With computer montage, everything has to be photographed from a single camera position and with the camera set almost the same for every shot. Otherwise, the pieces won’t fit together properly. The topography of the sites in the two cemeteries didn’t match, of course. So in order to get things right, we had to survey both sites, then rebuild the area to be photographed in Cemetery 2 to match the slope of the ground in Cemetery I. This was done in the spring and summer of ’98.
At the same time, we were building an aquatic system large enough to contain a set that would be the ocean bottom, the area of the hole beneath the water. My assistant Daniel Congdon and I had to design and build an environment that could sustain sea life for an extended period, since we didn’t know how long the shooting would last.
In the fall of ’98, I shot exteriors at Cemetery I with my other assistant, Scott McFarland, while Daniel was building the ecosystem and tanks. As soon as I felt the background shooting was complete, we moved to Cemetery z to shoot the hole and the foreground area. I wanted to shoot all the exteriors at the same time of year, so the light would be consistent. The foreground shooting had to be done as quickly as possible, since we had to make a plaster cast of the hole when the photography was finished. I needed the cast to make the shape of the imaginary ocean floor match that of the hole in the real world. The imaginary ocean floor would be built in the studio tank. The two “worlds” would be married at the waterline.
From the plaster casts, we made fiberglass molds of all the visible sides of the hole. Then we had to get all the pieces of the mold into the tank in exactly the right position, viewed through the camera. That was very difficult; the molds couldn’t be perfectly accurate since we were taking casts of a muddy hole whose shape changed as you worked on it. We had made a lot of measurements of known positions in the hole, which we used, along with a lot of sweat, to get it right. That was very hard work.
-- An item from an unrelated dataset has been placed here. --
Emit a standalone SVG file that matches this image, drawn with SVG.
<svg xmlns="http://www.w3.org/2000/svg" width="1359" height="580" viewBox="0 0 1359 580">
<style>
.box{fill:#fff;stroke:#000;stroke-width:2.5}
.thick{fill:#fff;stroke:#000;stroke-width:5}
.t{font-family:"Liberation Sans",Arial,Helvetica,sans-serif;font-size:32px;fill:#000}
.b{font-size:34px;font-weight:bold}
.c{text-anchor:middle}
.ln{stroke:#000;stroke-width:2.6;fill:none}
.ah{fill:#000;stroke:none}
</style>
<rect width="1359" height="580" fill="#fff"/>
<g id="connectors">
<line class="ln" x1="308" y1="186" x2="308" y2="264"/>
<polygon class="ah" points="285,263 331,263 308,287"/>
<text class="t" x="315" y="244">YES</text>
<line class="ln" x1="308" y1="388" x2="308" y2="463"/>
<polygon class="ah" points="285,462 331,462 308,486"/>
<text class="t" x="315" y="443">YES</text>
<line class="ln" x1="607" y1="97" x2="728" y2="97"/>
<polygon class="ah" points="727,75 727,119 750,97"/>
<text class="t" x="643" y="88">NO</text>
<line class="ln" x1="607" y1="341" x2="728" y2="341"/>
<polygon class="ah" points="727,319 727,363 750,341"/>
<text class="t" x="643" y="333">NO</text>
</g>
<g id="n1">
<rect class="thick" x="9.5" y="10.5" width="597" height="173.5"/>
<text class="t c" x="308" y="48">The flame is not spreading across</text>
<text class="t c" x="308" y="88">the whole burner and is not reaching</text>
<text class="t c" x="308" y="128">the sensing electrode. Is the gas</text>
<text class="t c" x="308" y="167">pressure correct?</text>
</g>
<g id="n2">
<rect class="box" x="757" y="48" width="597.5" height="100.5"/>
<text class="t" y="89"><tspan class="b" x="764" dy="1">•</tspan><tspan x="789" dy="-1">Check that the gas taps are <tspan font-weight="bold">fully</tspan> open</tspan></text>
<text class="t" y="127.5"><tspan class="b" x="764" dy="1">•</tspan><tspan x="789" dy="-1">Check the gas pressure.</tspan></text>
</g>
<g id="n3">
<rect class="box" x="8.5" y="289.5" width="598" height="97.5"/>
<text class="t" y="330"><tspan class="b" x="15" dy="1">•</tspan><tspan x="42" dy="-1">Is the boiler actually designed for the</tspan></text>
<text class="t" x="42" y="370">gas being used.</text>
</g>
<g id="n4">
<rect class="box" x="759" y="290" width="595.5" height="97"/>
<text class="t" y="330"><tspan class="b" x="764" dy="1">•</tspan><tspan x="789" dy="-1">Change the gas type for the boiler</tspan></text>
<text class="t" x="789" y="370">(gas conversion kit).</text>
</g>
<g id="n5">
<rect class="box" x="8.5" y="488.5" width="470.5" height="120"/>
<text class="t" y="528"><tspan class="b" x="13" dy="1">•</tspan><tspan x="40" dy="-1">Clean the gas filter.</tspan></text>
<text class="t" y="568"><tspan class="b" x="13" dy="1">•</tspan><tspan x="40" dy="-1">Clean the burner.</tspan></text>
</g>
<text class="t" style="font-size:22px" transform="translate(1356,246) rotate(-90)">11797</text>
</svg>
JT: It’s perfect, though; you can’t see the seam.
JW: If you could tell, I would have failed. The picture would be a failure if it permitted any doubt that the two worlds were as one, physically. The idea of a picture having to render a physically continuous space is a central part of the Western pictorial tradition. Photography has, if anything, intensified that. A picture somehow has to account for our experience of the continuity of space, for the knowledge that we have gained from the experience and activity of all our senses, the almost certain knowledge that, for example, the earth in the wall of the graves bends over at the top and goes on without interruption into the lawn, and so on. You could use the same digital montage techniques to question that, to introduce discrepancies that don’t correspond to the idea of spatial continuity I’ve just described. But I’m not interested in that.